An estimated 10,000 people marched Saturday in protest against the Israeli military campaign in Gaza, part of a worldwide movement denouncing recent violence.
The frustrations of the crowd were tangible. Participants walked down Ste. Catherine from Peel to St. Urbain, chanting “Viva! Viva! Intifada!” and “Israel—Assassin! Israel—Terrorist!”
“I feel a little helpless,” said McGill graduate student Kianoosh Hashemzadeh at the protest. “I feel like this is helping me feel as if I am a part of a movement that is against the activity taking place in Gaza.”
According to the Israeli Minister of Foreign Affairs Tzipi Livni, the aim of Israel’s offensive is to stop the barrage of rockets and mortars being fired from Gaza into southern Israel, numbering about 500 since the start of the 20-day offensive. However, due to the low mortality rate of the Hamas rockets, the conflict has left 13 Israelis and over 900 Palestinians dead. In addition, 4,400 Gazans have been injured to date.
Protester and McGill law student Maha Hussain defended Israel’s right to protect its citizens, but felt the Israeli response to be disproportionate.
“It’s like shooting fish in a barrel; they have nowhere to evacuate to,” she said, referring to Gaza’s borders, which have been sealed for the past 18 months.
The campaign was organized by the Coalition for Justice and Peace in Palestine, Tadamon! Montreal, and Solidarity with Palestinian Human Rights (SPHR).
Many Jewish groups also took part in the rally, including the Alliance of Concerned Jewish Canadians (ACJC), Independent Jewish Voices, and Young Jews for Social Justice (YJSJ), a new Quebec Public Interest Research Group-McGill working group.
Elise Eisenkraft Klein, a member of the YJSJ, emphasized the diversity of voices within the Jewish community.
“I think it’s important that the Jewish community is not shown as being a monolithic voice, and that there are opinions that Jews have out there other than [those of] the big organizations and pro-Israel…lobbies,” said Klein.
Speaking at the demonstration, Independent Jewish Voices representative Abby Lippman called on Jewish history to justify Jewish opposition to Israeli policies in the Occupied Territories.

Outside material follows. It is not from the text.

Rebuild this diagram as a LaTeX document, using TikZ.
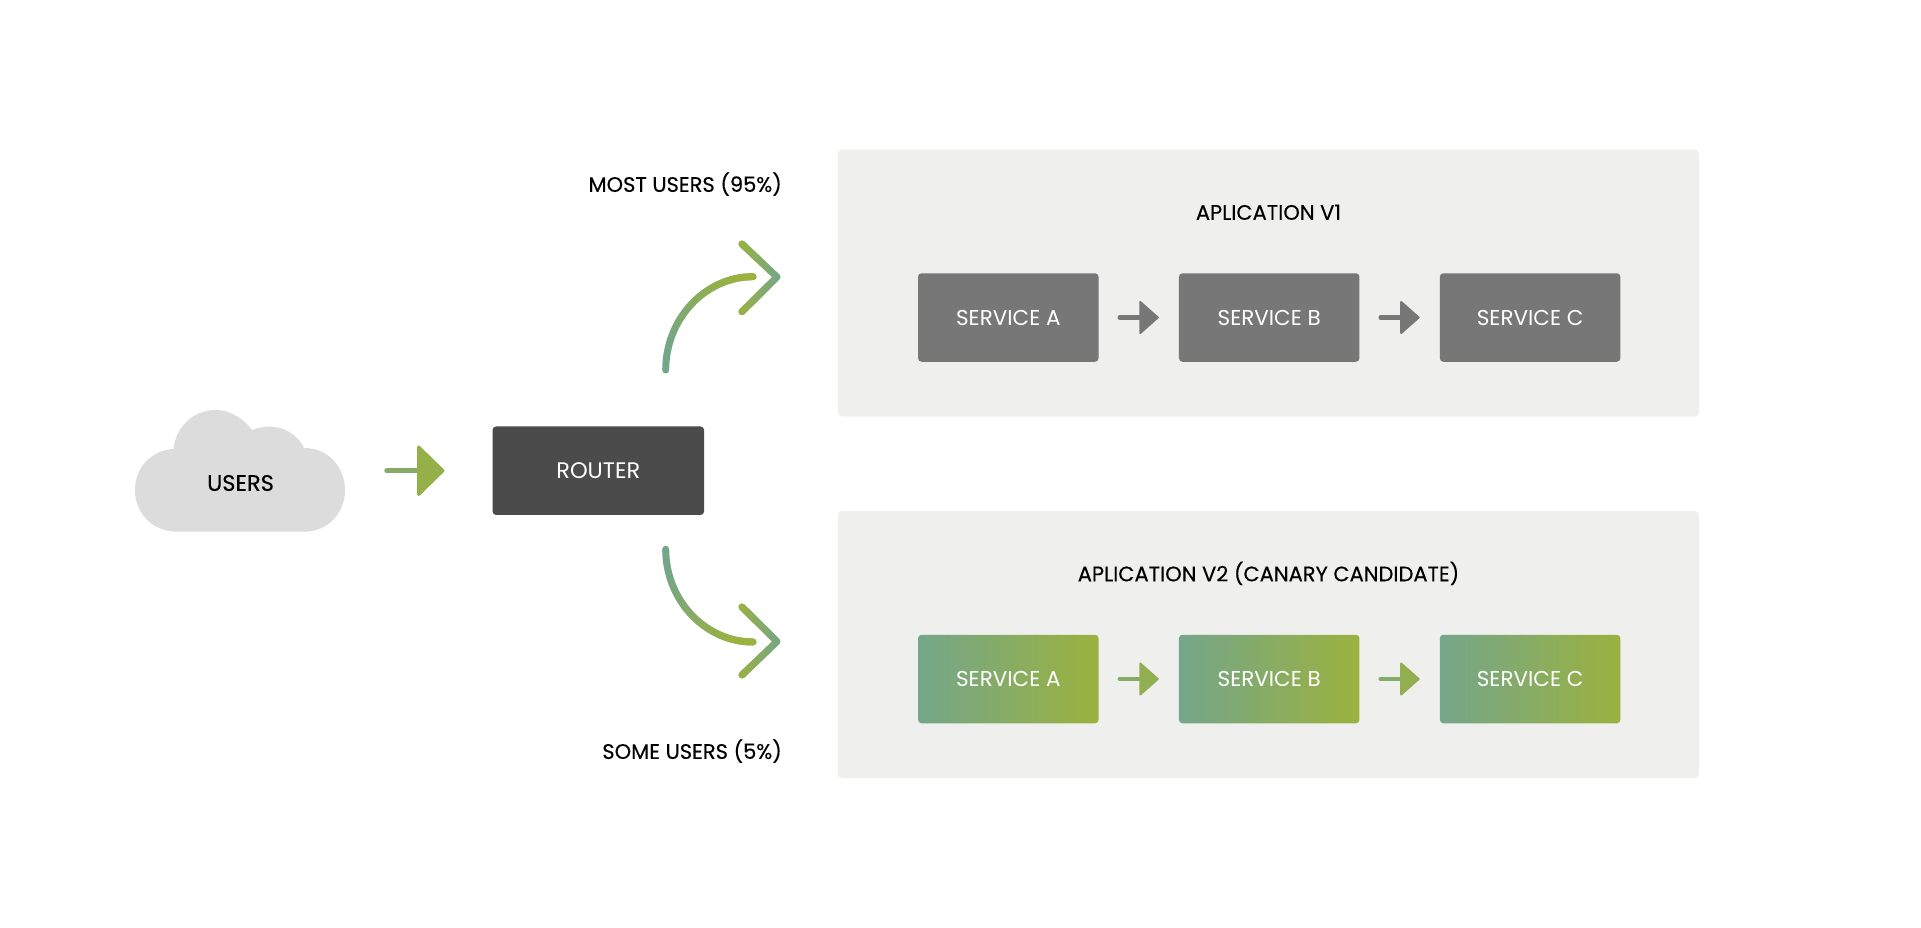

“Silence kills. Jews know this all too well,” said Lippman. “We cannot stay and watch others kill in our name.
“We will stand up in solidarity with all those who are demanding an end to Israel’s attacks in Gaza, to the blockade of the Gaza Strip, and to the continuation of violations of human rights and international law,” added Lippman.
Aaron Lakoff, a collective member of Tadamon! Montreal, maintained that Israeli treatment of the Palestinians contradicts Jewish values.
“A lot of people have interpreted Jewish values to be standing for liberation and for justice. And what Israel is doing is actually smack in the face of those traditions and a smack in the face of all of humanity,” said Lakoff.
No opposing groups organized against the protest. However, onlooker Yoni Khajehzadeh was displeased with the march. Identifying himself as an Iranian Jew, Khajehzadeh was concerned the demonstration threatened Israel’s legitimacy as nation-state.
“I’m not saying that everything that is going on in Gaza is right, but what I am saying is that Israel has a right to exist as a sovereign Jewish state,” said Khajehzadeh.
The Montreal demonstration coincided with several held across Canada in Ottawa, Toronto, Calgary, and Vancouver over the weekend. Tens of thousands have also protested in Britain, France, Belgium, and Spain.
According to Nina Amrov, spokesperson for SPHR, the primary goal of the protest was to mobilize those outraged by the alleged war crimes committed by the Israeli Defense Forces in Gaza. The organization hopes the demonstration will incite the Conservative government to end its support of Israeli policies that flagrantly abuse international law, said Amrov.
In addition, both Amrov and Lakoff underscored the need to consider the context in which Hamas has been firing rockets, saying the targeted towns – Ashkelon, Sderot, and Ashdod – are where many Gazans lived before 1948 and 1967.
“We’re talking about the Gaza Strip: 75 per cent of the population there are refugees. It’s the world’s largest open-air prison,” said Lakoff.
“People have to go through the largest obstacles in the world just to get basic necessities of life.”